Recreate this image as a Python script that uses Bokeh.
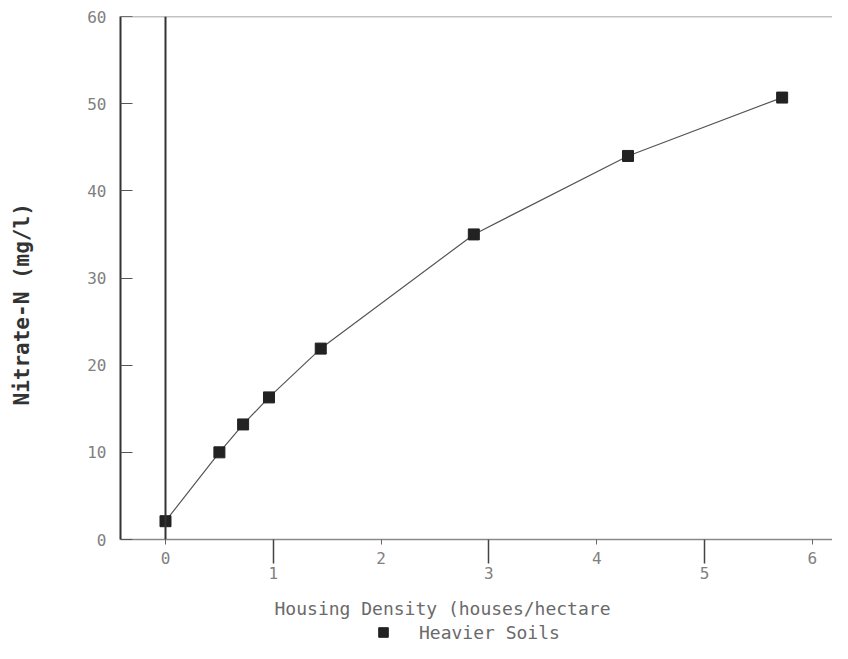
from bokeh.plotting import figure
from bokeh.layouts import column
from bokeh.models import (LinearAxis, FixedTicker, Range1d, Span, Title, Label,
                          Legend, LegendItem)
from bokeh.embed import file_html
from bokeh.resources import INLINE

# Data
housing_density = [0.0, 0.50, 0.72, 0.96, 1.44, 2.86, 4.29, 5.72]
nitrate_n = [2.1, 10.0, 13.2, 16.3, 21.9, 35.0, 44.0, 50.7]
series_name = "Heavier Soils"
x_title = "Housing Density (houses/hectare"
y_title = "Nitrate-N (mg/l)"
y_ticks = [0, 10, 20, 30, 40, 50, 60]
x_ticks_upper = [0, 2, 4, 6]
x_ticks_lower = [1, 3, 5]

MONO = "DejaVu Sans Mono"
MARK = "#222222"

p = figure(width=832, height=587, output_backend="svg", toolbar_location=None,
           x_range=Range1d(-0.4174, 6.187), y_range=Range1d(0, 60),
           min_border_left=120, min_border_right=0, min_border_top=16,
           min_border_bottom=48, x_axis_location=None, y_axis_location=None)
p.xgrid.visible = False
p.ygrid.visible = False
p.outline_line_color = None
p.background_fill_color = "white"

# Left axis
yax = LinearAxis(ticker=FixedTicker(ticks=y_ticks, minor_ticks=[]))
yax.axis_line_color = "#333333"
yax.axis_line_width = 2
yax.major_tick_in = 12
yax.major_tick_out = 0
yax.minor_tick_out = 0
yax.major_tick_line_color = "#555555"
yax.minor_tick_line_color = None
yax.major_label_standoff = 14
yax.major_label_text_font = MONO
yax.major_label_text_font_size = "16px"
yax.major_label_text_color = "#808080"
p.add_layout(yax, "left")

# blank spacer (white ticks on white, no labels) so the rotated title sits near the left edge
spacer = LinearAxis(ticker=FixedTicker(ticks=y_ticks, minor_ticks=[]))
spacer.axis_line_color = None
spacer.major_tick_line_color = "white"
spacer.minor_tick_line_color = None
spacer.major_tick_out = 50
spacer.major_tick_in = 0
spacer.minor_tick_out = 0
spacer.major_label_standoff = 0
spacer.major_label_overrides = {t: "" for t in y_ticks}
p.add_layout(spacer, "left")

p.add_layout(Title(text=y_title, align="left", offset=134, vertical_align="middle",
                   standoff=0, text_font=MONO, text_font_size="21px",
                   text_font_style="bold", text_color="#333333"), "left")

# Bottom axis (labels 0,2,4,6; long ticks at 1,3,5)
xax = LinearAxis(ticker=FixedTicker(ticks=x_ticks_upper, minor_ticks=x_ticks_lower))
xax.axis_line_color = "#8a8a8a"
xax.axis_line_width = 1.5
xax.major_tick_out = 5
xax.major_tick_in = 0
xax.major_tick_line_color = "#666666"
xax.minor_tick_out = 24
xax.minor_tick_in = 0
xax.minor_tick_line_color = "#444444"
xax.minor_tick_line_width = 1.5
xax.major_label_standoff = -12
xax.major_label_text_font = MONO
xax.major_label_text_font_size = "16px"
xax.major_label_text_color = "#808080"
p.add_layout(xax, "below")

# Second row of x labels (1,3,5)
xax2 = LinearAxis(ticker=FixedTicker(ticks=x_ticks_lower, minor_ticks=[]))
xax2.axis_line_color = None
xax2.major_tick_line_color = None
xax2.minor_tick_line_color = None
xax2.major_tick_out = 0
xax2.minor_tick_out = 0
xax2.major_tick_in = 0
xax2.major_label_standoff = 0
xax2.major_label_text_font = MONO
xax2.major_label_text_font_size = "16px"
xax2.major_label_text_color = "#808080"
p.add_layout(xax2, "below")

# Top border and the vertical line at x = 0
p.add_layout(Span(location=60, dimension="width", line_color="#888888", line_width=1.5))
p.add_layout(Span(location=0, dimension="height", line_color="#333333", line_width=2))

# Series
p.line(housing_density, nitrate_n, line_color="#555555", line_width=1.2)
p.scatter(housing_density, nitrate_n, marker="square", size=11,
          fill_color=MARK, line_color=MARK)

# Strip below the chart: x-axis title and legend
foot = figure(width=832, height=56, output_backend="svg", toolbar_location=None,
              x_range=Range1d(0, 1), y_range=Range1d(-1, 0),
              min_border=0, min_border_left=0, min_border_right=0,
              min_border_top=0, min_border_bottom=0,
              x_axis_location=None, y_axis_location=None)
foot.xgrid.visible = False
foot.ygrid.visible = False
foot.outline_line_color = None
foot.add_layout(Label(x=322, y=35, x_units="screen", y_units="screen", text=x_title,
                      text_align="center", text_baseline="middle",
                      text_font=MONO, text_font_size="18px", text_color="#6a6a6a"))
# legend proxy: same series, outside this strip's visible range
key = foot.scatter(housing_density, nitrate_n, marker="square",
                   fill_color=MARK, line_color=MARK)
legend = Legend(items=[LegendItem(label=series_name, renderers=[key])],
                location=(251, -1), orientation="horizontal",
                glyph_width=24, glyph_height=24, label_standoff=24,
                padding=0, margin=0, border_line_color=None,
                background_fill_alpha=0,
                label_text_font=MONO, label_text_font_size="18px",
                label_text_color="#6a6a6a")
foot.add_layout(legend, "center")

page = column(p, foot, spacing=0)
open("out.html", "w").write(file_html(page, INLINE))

+ + + + + + +

The exercise: Repeat the full listing above exactly, with no pictures in the copy.

Task result:
Recreate this image as a Python script that uses Bokeh.
from bokeh.plotting import figure
from bokeh.layouts import column
from bokeh.models import (LinearAxis, FixedTicker, Range1d, Span, Title, Label,
                          Legend, LegendItem)
from bokeh.embed import file_html
from bokeh.resources import INLINE

# Data
housing_density = [0.0, 0.50, 0.72, 0.96, 1.44, 2.86, 4.29, 5.72]
nitrate_n = [2.1, 10.0, 13.2, 16.3, 21.9, 35.0, 44.0, 50.7]
series_name = "Heavier Soils"
x_title = "Housing Density (houses/hectare"
y_title = "Nitrate-N (mg/l)"
y_ticks = [0, 10, 20, 30, 40, 50, 60]
x_ticks_upper = [0, 2, 4, 6]
x_ticks_lower = [1, 3, 5]

MONO = "DejaVu Sans Mono"
MARK = "#222222"

p = figure(width=832, height=587, output_backend="svg", toolbar_location=None,
           x_range=Range1d(-0.4174, 6.187), y_range=Range1d(0, 60),
           min_border_left=120, min_border_right=0, min_border_top=16,
           min_border_bottom=48, x_axis_location=None, y_axis_location=None)
p.xgrid.visible = False
p.ygrid.visible = False
p.outline_line_color = None
p.background_fill_color = "white"

# Left axis
yax = LinearAxis(ticker=FixedTicker(ticks=y_ticks, minor_ticks=[]))
yax.axis_line_color = "#333333"
yax.axis_line_width = 2
yax.major_tick_in = 12
yax.major_tick_out = 0
yax.minor_tick_out = 0
yax.major_tick_line_color = "#555555"
yax.minor_tick_line_color = None
yax.major_label_standoff = 14
yax.major_label_text_font = MONO
yax.major_label_text_font_size = "16px"
yax.major_label_text_color = "#808080"
p.add_layout(yax, "left")

# blank spacer (white ticks on white, no labels) so the rotated title sits near the left edge
spacer = LinearAxis(ticker=FixedTicker(ticks=y_ticks, minor_ticks=[]))
spacer.axis_line_color = None
spacer.major_tick_line_color = "white"
spacer.minor_tick_line_color = None
spacer.major_tick_out = 50
spacer.major_tick_in = 0
spacer.minor_tick_out = 0
spacer.major_label_standoff = 0
spacer.major_label_overrides = {t: "" for t in y_ticks}
p.add_layout(spacer, "left")

p.add_layout(Title(text=y_title, align="left", offset=134, vertical_align="middle",
                   standoff=0, text_font=MONO, text_font_size="21px",
                   text_font_style="bold", text_color="#333333"), "left")

# Bottom axis (labels 0,2,4,6; long ticks at 1,3,5)
xax = LinearAxis(ticker=FixedTicker(ticks=x_ticks_upper, minor_ticks=x_ticks_lower))
xax.axis_line_color = "#8a8a8a"
xax.axis_line_width = 1.5
xax.major_tick_out = 5
xax.major_tick_in = 0
xax.major_tick_line_color = "#666666"
xax.minor_tick_out = 24
xax.minor_tick_in = 0
xax.minor_tick_line_color = "#444444"
xax.minor_tick_line_width = 1.5
xax.major_label_standoff = -12
xax.major_label_text_font = MONO
xax.major_label_text_font_size = "16px"
xax.major_label_text_color = "#808080"
p.add_layout(xax, "below")

# Second row of x labels (1,3,5)
xax2 = LinearAxis(ticker=FixedTicker(ticks=x_ticks_lower, minor_ticks=[]))
xax2.axis_line_color = None
xax2.major_tick_line_color = None
xax2.minor_tick_line_color = None
xax2.major_tick_out = 0
xax2.minor_tick_out = 0
xax2.major_tick_in = 0
xax2.major_label_standoff = 0
xax2.major_label_text_font = MONO
xax2.major_label_text_font_size = "16px"
xax2.major_label_text_color = "#808080"
p.add_layout(xax2, "below")

# Top border and the vertical line at x = 0
p.add_layout(Span(location=60, dimension="width", line_color="#888888", line_width=1.5))
p.add_layout(Span(location=0, dimension="height", line_color="#333333", line_width=2))

# Series
p.line(housing_density, nitrate_n, line_color="#555555", line_width=1.2)
p.scatter(housing_density, nitrate_n, marker="square", size=11,
          fill_color=MARK, line_color=MARK)

# Strip below the chart: x-axis title and legend
foot = figure(width=832, height=56, output_backend="svg", toolbar_location=None,
              x_range=Range1d(0, 1), y_range=Range1d(-1, 0),
              min_border=0, min_border_left=0, min_border_right=0,
              min_border_top=0, min_border_bottom=0,
              x_axis_location=None, y_axis_location=None)
foot.xgrid.visible = False
foot.ygrid.visible = False
foot.outline_line_color = None
foot.add_layout(Label(x=322, y=35, x_units="screen", y_units="screen", text=x_title,
                      text_align="center", text_baseline="middle",
                      text_font=MONO, text_font_size="18px", text_color="#6a6a6a"))
# legend proxy: same series, outside this strip's visible range
key = foot.scatter(housing_density, nitrate_n, marker="square",
                   fill_color=MARK, line_color=MARK)
legend = Legend(items=[LegendItem(label=series_name, renderers=[key])],
                location=(251, -1), orientation="horizontal",
                glyph_width=24, glyph_height=24, label_standoff=24,
                padding=0, margin=0, border_line_color=None,
                background_fill_alpha=0,
                label_text_font=MONO, label_text_font_size="18px",
                label_text_color="#6a6a6a")
foot.add_layout(legend, "center")

page = column(p, foot, spacing=0)
open("out.html", "w").write(file_html(page, INLINE))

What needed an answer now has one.